In the year 2000, Los Angeles’ Mark Taper Forum honored her with the Richard E. Sherwood Award in June, while New York's Downtown Arts Project awarded her the Colbert Award for Excellence that fall. She was also given a New Voices Playwriting Award from East West Players.

Two years prior, Tuan was endowed with the NEA/TCG Residency Program for Playwrights through Los Angeles’ East West Players (1998–2000) while also given a Playwright in Residence grant at the Los Angeles Theatre Center (1998–1999).

Upon graduating from Brown University with an MFA in creative writing in 1997, Tuan was the winner of the Perishable Theater 5th Annual Woman's Playwriting Festival. She was also awarded the Drama-Logue Award for Best Play that year for scribing Ikebana.

== Plays ==
The best known of these plays, Ajax (por nobody), had a year run at New York's Flea Theater and traveled to the Melbourne Fringe Festival in September 2001.

Last of the Suns, her first play, tells of a Chinese Nationalist army general shriveling away under the harsh California sun as his failed and defecting ice-skating granddaughter comes to visit him on his 100th birthday.

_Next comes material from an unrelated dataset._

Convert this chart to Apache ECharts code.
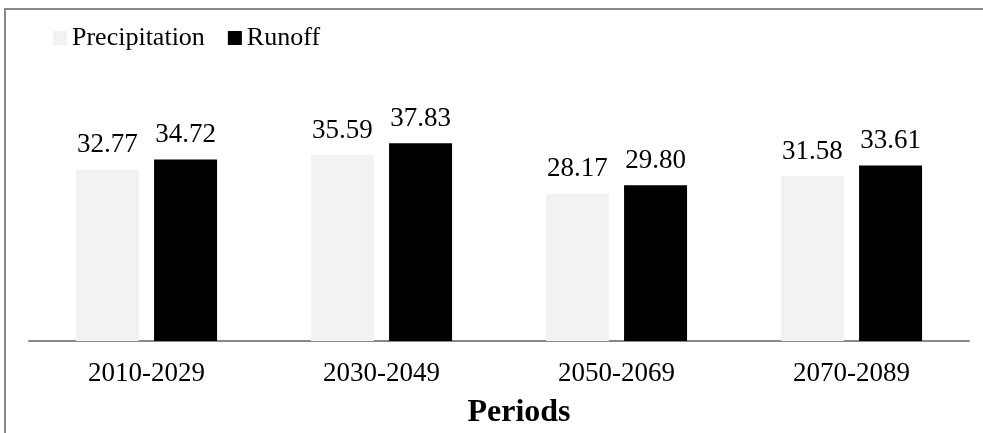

It premiered at Berkeley Repertory Theatre and was later produced by New York's Ma-Yi Theater Company.

More recent works include the Virtual Hypertext Play Coastline, which traveled to the Edinburgh Fringe Festival in August 2005, and BATCH: An American Bachelor/ette Party Spectacle,' directed by Whit MacLaughlin and in collaboration with New Paradise Laboratories.

== Teaching==
Tuan has facilitated playwright workshops at all levels throughout the United States. She taught English as a Second Language (ESL) in China and Los Angeles.